The best aspect in Mario + Rabbids, however, was its soundtrack. Two words for you: Grant Kirkhope. The man behind the glorious Banjo-Kazooie, Goldeneye, Donkey Kong 64, Perfect Dark and Yooka-Laylee has once again knocked it out of the park with a fantastic soundtrack that masterfully mixes classic Mario tunes, such as Mario 64‘s Peach’s Castle theme, with his signature vibe. This is the best Mario soundtrack in years, with songs you’ll most likely cherish for years to come. I really hope they hire Grant for more projects, he never fails to deliver great material.


Rabbid Peach is the best diva ever.

I fully recommend Mario + Rabbids if you own a Switch. Never thought I’d actually say that, but this is one of the most original and funny Mario games in years, a very decent beginner-friendly entry into the tactics genre. This game is proof that, sometimes, being completely crazy pays off.

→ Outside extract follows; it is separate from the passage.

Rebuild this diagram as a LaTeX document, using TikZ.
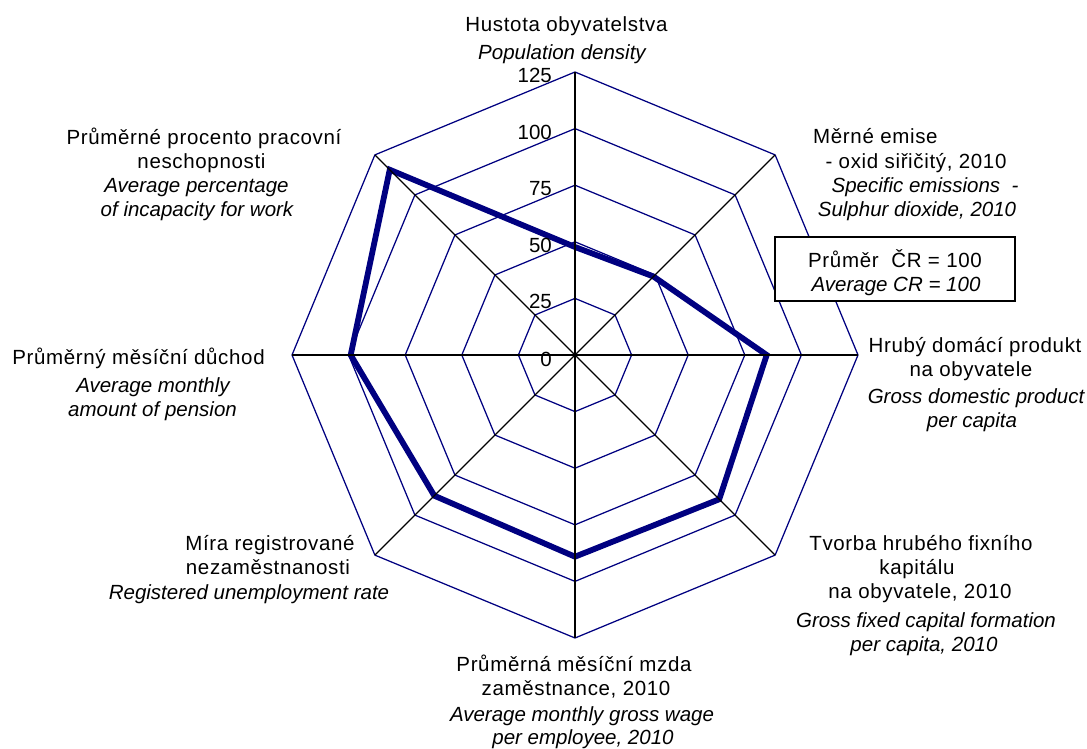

Nintendo, please, Rabbid Peach for Smash.

Graphics: 9.0

The plastic toy visuals are detailed and colorful, and the character animations are great. The game occasionally suffers from framerate hiccups.

Gameplay: 9.0

The developers did a good job by making a simple yet effective tactics system. It’s not hard to learn, but it’s not dumbed down, either.

Sound: 9.5

Grant Kirkhope’s soundtrack is simply sublime, mixing classic Mario tunes with his trademark musical style.

Fun Factor: 9.0

Easy to learn, hard to master, this is the most accessible turn-based tactics game out there, a hilarious one at that.